Unfortunately, none of the landmark tourist spots of Bangladesh is yet to be exposed globally. While on a 10-day long tour in India only recently, I cursorily asked a gentleman of Kolkata if he had ever heard the name of the Cox’s Bazar. The answer of the man utterly disappointed me. He replied that he had never heard the name of Cox’s Bazar. If such is the ground reality then it is easily understandable that we are yet to make known our pride possession - the longest sea-beach of Cox’s Bazar even beyond the nearest border, let alone to the global scene.
Compared to Nepal, Maldives, Sri Lanka and India, the tourism sector in Bangladesh has been performing quite poorly. Although we are blessed with 800 genuine tourist spots spread over the length and breadth of the country, this highly potential revenue-earning sector until now contributes just over 4% to the GDP which is on no ground acceptable to any sensible person of Bangladesh. While roaming through India, I have seen that each and every tourist spot that I have visited are maintained in a prim and proper way right under the strict managerial surveillance. Thousands of foreign tourists frequent these spots because of full-proof security and cooperation are ensured to the foreigners. So, why not the tourism industry of India will thrive?

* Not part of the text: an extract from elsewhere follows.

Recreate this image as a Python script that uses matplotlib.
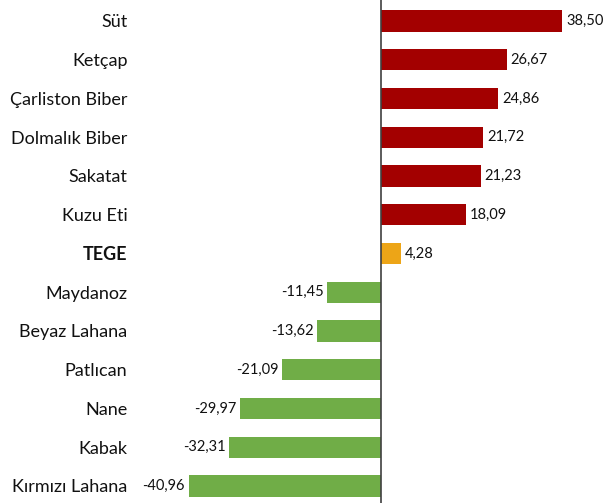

Lack of strategic development and marketing failure has been eating into the very vitals of the highly promising tourism industry of Bangladesh over the years. Our tourism sector’s fanfare and enthusiasm seem to be confined only to the observance of World Tourism Day in a grand fashion. The real spirit and commitment to develop our tourism industry from the grassroots evaporates just with the passing of the day.
In order to develop and flourish our prospective tourism industry on a solid footing, we have to make tourism a part of our way of life. We have to be cooperative towards foreigners in the heartiest possible way. In addition, we must extend all possible facilities and amenities to the foreigners allocating if necessary a big budget for building the essential infrastructures needed for the promotion of this sector. Above all, the government must take the initiative to involve people of all walks of life in this connection. Finally, we have to remember that unless and until we make tourism a social movement, any tangible development in this sector is hardly possible in this highly competitive market of tourism.